Sunday, March 8, 2015
When did vagina become a synonym for crotch?
First, some background. According to the news articles I found, a man in France filed a lawsuit against Facebook when Facebook removed his photograph of a 19th century painting by the artist Gustave Courbet. The painting in question, "Origin of the World" is a realistic portrayal of an adult woman's crotch, the pubic region, her genital area. It is what in the parlance of porn would once have been called a beaver shot. Facebook considered it to be a pornographic image and therefore in violation of their policies.
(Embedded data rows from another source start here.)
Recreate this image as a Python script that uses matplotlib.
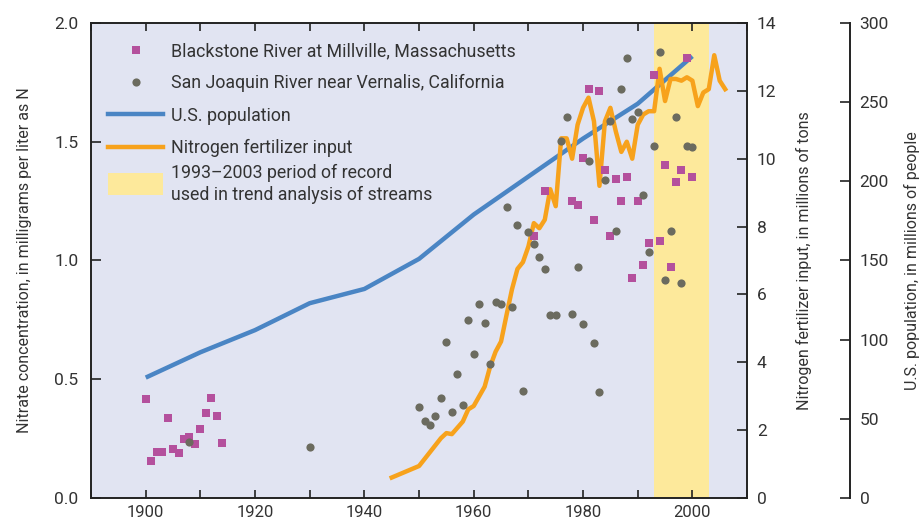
import matplotlib
matplotlib.use("Agg")
import matplotlib.pyplot as plt
import matplotlib.patches as mpatches
from matplotlib.lines import Line2D
from matplotlib.legend_handler import HandlerPatch
from matplotlib.ticker import MultipleLocator

plt.rcParams['font.family'] = ['Roboto', 'DejaVu Sans']

# colours
BG = '#e1e4f2'
SPAN = '#fde99b'
BLUE = '#4a85c4'
ORANGE = '#f7a21c'
MAGENTA = '#b4509d'
GRAY = '#6b6b5f'
TXT = '#333333'
INK = '#222222'

# Blackstone River at Millville (nitrate, mg/L as N)
blackstone_years = [1900, 1901, 1902, 1903, 1904, 1905, 1906, 1907, 1908, 1909, 1910,
                    1911, 1912, 1913, 1914, 1971, 1973, 1978, 1979, 1980, 1981, 1982,
                    1983, 1984, 1985, 1986, 1987, 1988, 1989, 1990, 1991, 1992, 1993,
                    1994, 1995, 1996, 1997, 1998, 1999, 2000]
blackstone_no3 = [0.416, 0.155, 0.192, 0.192, 0.336, 0.205, 0.188, 0.247, 0.256, 0.226, 0.289,
                  0.357, 0.42, 0.344, 0.23, 1.101, 1.291, 1.249, 1.232, 1.432, 1.72, 1.169,
                  1.712, 1.38, 1.101, 1.342, 1.249, 1.35, 0.925, 1.249, 0.98, 1.072, 1.78,
                  1.081, 1.401, 0.971, 1.329, 1.38, 1.851, 1.35]

# San Joaquin River near Vernalis
sanjoaquin_years = [1908, 1930] + list(range(1950, 2001))
sanjoaquin_no3 = [0.236, 0.215,
                  0.383, 0.323, 0.309, 0.345, 0.42, 0.656, 0.363, 0.522, 0.393, 0.749,
                  0.608, 0.818, 0.738, 0.566, 0.825, 0.816, 1.227, 0.804, 1.149, 0.452,
                  1.119, 1.068, 1.016, 0.963, 0.769, 0.769, 1.503, 1.606, 0.775, 0.973,
                  0.733, 1.42, 0.654, 0.445, 1.338, 1.589, 1.125, 1.72, 1.851, 1.597,
                  1.627, 1.276, 1.036, 1.482, 1.878, 0.918, 1.125, 1.603, 0.904, 1.482,
                  1.477]

# U.S. population, millions
pop_years = [1900, 1910, 1920, 1930, 1940, 1950, 1960, 1970, 1980, 1990, 2000]
pop_millions = [76, 92, 106, 123, 132, 151, 179, 203, 227, 249, 279]

# Nitrogen fertilizer input, millions of tons
fert_years = [1945, 1950, 1954, 1955, 1956, 1958, 1959, 1960, 1962, 1963, 1964, 1965,
              1966, 1967, 1968, 1969, 1970, 1971, 1972, 1973, 1974, 1975, 1976, 1977,
              1978, 1979, 1980, 1981, 1982, 1983, 1984, 1985, 1986, 1987, 1988, 1989,
              1990, 1991, 1992, 1993, 1994, 1995, 1996, 1997, 1998, 1999, 2000, 2001,
              2002, 2003, 2004, 2005, 2006]
fert_tons = [0.6, 0.94, 1.76, 1.91, 1.88, 2.25, 2.61, 2.71, 3.28, 3.87, 4.31, 4.61,
             5.39, 6.15, 6.75, 6.95, 7.41, 8.1, 7.95, 8.2, 9.1, 8.6, 10.6, 10.6,
             10.0, 11.0, 11.5, 11.8, 11.1, 9.2, 11.1, 11.5, 10.8, 10.2, 10.5, 10.0,
             11.0, 11.3, 11.4, 11.4, 12.65, 11.7, 12.35, 12.35, 12.3, 12.4, 12.3, 11.55,
             11.95, 12.05, 13.05, 12.3, 12.05]

trend_start, trend_end = 1993, 2003


def tall_patch(legend, orig_handle, xdescent, ydescent, width, height, fontsize):
    # taller box so it sits beside both lines of the label
    return mpatches.Rectangle((-xdescent, -ydescent - 0.33 * height), width, 1.76 * height)


fig = plt.figure(figsize=(9.2, 5.23), dpi=100)
ax3 = fig.add_axes([0.099, 0.048, 0.713, 0.908])   # host: background, x axis, population
ax2 = ax3.twinx()                                  # fertilizer
ax = ax3.twinx()                                   # nitrate (left axis)
ax3.set_zorder(1)
ax2.set_zorder(2)
ax.set_zorder(3)
ax3.patch.set_facecolor(BG)
ax2.patch.set_visible(False)
ax.patch.set_visible(False)

ax3.axvspan(trend_start, trend_end, color=SPAN, lw=0, zorder=0)
ax3.plot(pop_years, pop_millions, color=BLUE, lw=3.2, solid_capstyle='butt')
ax2.plot(fert_years, fert_tons, color=ORANGE, lw=3.2)

ax.plot(blackstone_years, blackstone_no3, 's', color=MAGENTA, ms=5.7, mew=0)
ax.plot(sanjoaquin_years, sanjoaquin_no3, 'o', color=GRAY, ms=5.9, mew=0)

ax3.set_xlim(1890, 2010)
ax.set_ylim(0, 2.0)
ax2.set_ylim(0, 14)
ax3.set_ylim(0, 300)

# x axis on the host
ax3.xaxis.set_major_locator(MultipleLocator(20))
ax3.xaxis.set_minor_locator(MultipleLocator(10))
ax3.tick_params(axis='x', which='both', direction='in', top=True, bottom=True,
                length=6, width=1.2, colors=INK, labelcolor=TXT, labelsize=12, pad=5)

# nitrate on the left
ax.yaxis.tick_left()
ax.yaxis.set_label_position('left')
ax.set_yticks([0, 0.5, 1.0, 1.5, 2.0])
ax.set_yticklabels(['0.0', '0.5', '1.0', '1.5', '2.0'])
ax.tick_params(axis='y', direction='in', length=7, width=1.2, colors=INK,
               labelcolor=TXT, labelsize=12.5, pad=9)

# fertilizer on the frame's right edge
ax2.set_yticks(range(0, 15, 2))
ax2.tick_params(axis='y', direction='in', length=7, width=1.2, colors=INK,
                labelcolor=TXT, labelsize=12.5, pad=7)

# population on a detached spine
ax3.yaxis.tick_right()
ax3.yaxis.set_label_position('right')
ax3.set_yticks(range(0, 301, 50))
ax3.spines['right'].set_position(('axes', 1.157))
ax3.tick_params(axis='y', direction='in', length=7, width=1.2, colors=INK,
                labelcolor=TXT, labelsize=12.5, pad=7)

for a in (ax, ax2, ax3):
    for s in a.spines.values():
        s.set_color(INK)
        s.set_linewidth(1.4)
ax3.spines['left'].set_visible(False)
for s in ['left', 'top', 'bottom']:
    ax2.spines[s].set_visible(False)
for s in ['right', 'top', 'bottom']:
    ax.spines[s].set_visible(False)

ax.set_ylabel('Nitrate concentration, in milligrams per liter as N', fontsize=11.5,
              color=TXT, labelpad=16)
ax2.set_ylabel('Nitrogen fertilizer input, in millions of tons', fontsize=11.5,
               color=TXT, labelpad=14)
ax3.set_ylabel('U.S. population, in millions of people', fontsize=11.5,
               color=TXT, labelpad=11)

handles = [
    Line2D([], [], ls='none', marker='s', color=MAGENTA, ms=5.7, mew=0),
    Line2D([], [], ls='none', marker='o', color=GRAY, ms=5.9, mew=0),
    Line2D([], [], color=BLUE, lw=3.2),
    Line2D([], [], color=ORANGE, lw=3.2),
]
labels = ['Blackstone River at Millville, Massachusetts',
          'San Joaquin River near Vernalis, California',
          'U.S. population',
          'Nitrogen fertilizer input']
leg_kw = dict(frameon=False, fontsize=12.8, handlelength=3.1, handletextpad=0.45,
              borderaxespad=0, borderpad=0)
leg = ax.legend(handles, labels, loc='upper left', bbox_to_anchor=(0.026, 0.96),
                labelspacing=0.8, **leg_kw)
for t in leg.get_texts():
    t.set_color(TXT)
ax.add_artist(leg)

# the shaded-period entry has its own two-line box
leg2 = ax.legend([mpatches.Patch(facecolor=SPAN, edgecolor='none')],
                 ['1993\u20132003 period of record\nused in trend analysis of streams'],
                 loc='center left', bbox_to_anchor=(0.026, 0.661),
                 handler_map={mpatches.Patch: HandlerPatch(patch_func=tall_patch)},
                 **leg_kw)
for t in leg2.get_texts():
    t.set_color(TXT)
    t.set_linespacing(1.3)

fig.savefig('out.png', dpi=100)
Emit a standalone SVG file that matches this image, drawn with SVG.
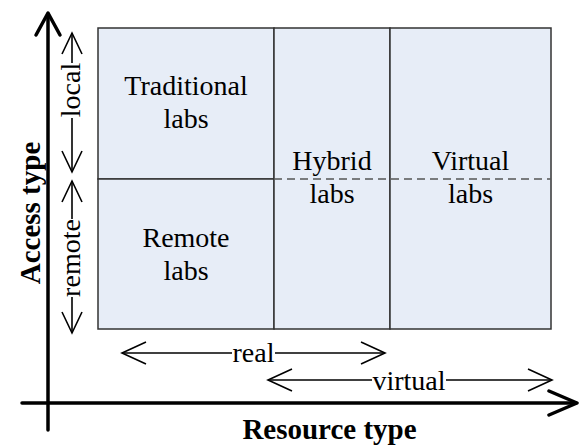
<svg xmlns="http://www.w3.org/2000/svg" width="579" height="447" viewBox="0 0 579 447" font-family="Liberation Serif, Times New Roman, serif">
<style>
.cell{fill:#e7edf7;stroke:#333;stroke-width:1.5}
.thick{stroke:#000;stroke-width:3.5;fill:none;stroke-linecap:round;stroke-linejoin:round}
.thin{stroke:#000;stroke-width:1.6;fill:none}
.dash{stroke:#555;stroke-width:1.5;stroke-dasharray:8 5;fill:none}
</style>
<rect width="579" height="447" fill="#fff"/>
<g font-size="28" text-anchor="middle" fill="#000">
<g id="traditional">
<rect class="cell" x="98" y="28" width="176" height="151"/>
<text x="186" y="95">Traditional</text>
<text x="186" y="128">labs</text>
</g>
<g id="remote">
<rect class="cell" x="98" y="179" width="176" height="150"/>
<text x="186" y="247">Remote</text>
<text x="186" y="280">labs</text>
</g>
<g id="hybrid">
<rect class="cell" x="274" y="28" width="116" height="301"/>
<text x="332" y="170">Hybrid</text>
<text x="332" y="203">labs</text>
</g>
<g id="virtual">
<rect class="cell" x="390" y="28" width="161" height="301"/>
<text x="470.5" y="170">Virtual</text>
<text x="470.5" y="203">labs</text>
</g>
</g>
<g id="connectors">
<line class="dash" x1="274" y1="179" x2="551" y2="179"/>
<line class="thick" x1="48" y1="14" x2="48" y2="430"/>
<polyline class="thick" points="36,35 48,13 60,35"/>
<line class="thick" x1="22" y1="403" x2="576" y2="403"/>
<polyline class="thick" points="549,391 577,403 549,415"/>
<line class="thin" x1="72" y1="33" x2="72" y2="63"/>
<line class="thin" x1="72" y1="118" x2="72" y2="172"/>
<polyline class="thin" points="62,54 72,33 82,54"/>
<polyline class="thin" points="62,151 72,172 82,151"/>
<line class="thin" x1="72" y1="181" x2="72" y2="219"/>
<line class="thin" x1="72" y1="297" x2="72" y2="333"/>
<polyline class="thin" points="62,202 72,181 82,202"/>
<polyline class="thin" points="62,312 72,333 82,312"/>
<line class="thin" x1="122" y1="353" x2="232" y2="353"/>
<line class="thin" x1="275" y1="353" x2="385" y2="353"/>
<polyline class="thin" points="146,342 122,353 146,364"/>
<polyline class="thin" points="361,342 385,353 361,364"/>
<line class="thin" x1="268" y1="380" x2="372" y2="380"/>
<line class="thin" x1="446" y1="380" x2="552" y2="380"/>
<polyline class="thin" points="292,369 268,380 292,391"/>
<polyline class="thin" points="528,369 552,380 528,391"/>
</g>
<g id="labels" text-anchor="middle" fill="#000">
<g font-size="28">
<text transform="translate(72,90) rotate(-90)" y="8">local</text>
<text transform="translate(72,258) rotate(-90)" y="8">remote</text>
<text x="253.5" y="362">real</text>
<text x="409" y="390">virtual</text>
</g>
<g font-size="29" font-weight="bold">
<text transform="translate(40,213) rotate(-90)">Access type</text>
<text x="329.5" y="439">Resource type</text>
</g>
</g>
</svg>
By today's standards, the painting is remarkably innocuous. Thanks to the wide spread popularity of waxing, if a person just glances at the painting, what registers is not an explicit crotch shot but instead an image not a whole lot different than what you'd see if a woman was wearing a thong, except instead of fabric in the painting the external genitalia are rather obscured by pubic hair.* Courbet was, after all, a 19th century artist. The phrase "full Brazilian" did not yet exist, and for sure even the pornographers of his day never contemplated someday not just showing hairless vulvas, but doing such extreme close-ups of female genitalia that the line between an anatomy text and smut gets blurred. In short, nowhere in that painting do you actually see even a hint of a vagina.
If you look closer, of course, you can see that Courbet was a thorough Realist.** He did a really nice job of painting the individual hairs, and the labia majora are visible. Still, not a vagina. The vagina is an internal organ, a passageway, it's not a crotch covered with fur. So why did all the news articles persist in referring to it as a painting of a vagina?
I don't know, but I have been noticing this shift in language. There are a number of words and phrases that would accurately describe what the painting shows, some polite (genital area, pubic region), some a little cruder (crotch), and some vulgar (twat, cunt). Vulva would be more anatomically correct -- vulva refers to the area around the vaginal opening. So why call a crotch a vagina? By definition, and I quote, a vagina is "The passage leading from the opening of the vulva to the cervix of the uterus in female mammals." It's internal, not external. Can I blame Eve Ensler? I've never seen "The Vagina Monologues" so I'm not sure. Is it just sloppy thinking? Lazy writing? Why use two words that have a more precise meaning when you can use one that's sort of related? It's a mystery.
*It did occur to me that for many young American males the most shocking thing about that painting could be the discovery that women are not naturally as hairless as Barbie dolls.
**After looking at a number of other paintings by Courbet, I concluded he was a lot better with nudes than he was with the outdoor and hunting scenes that seem to constitute the bulk of his work. Technically, he's quite good; aesthetically, however, he seemed to crank out some rather cliched images. And he definitely didn't handle light as competently as some of his contemporaries did.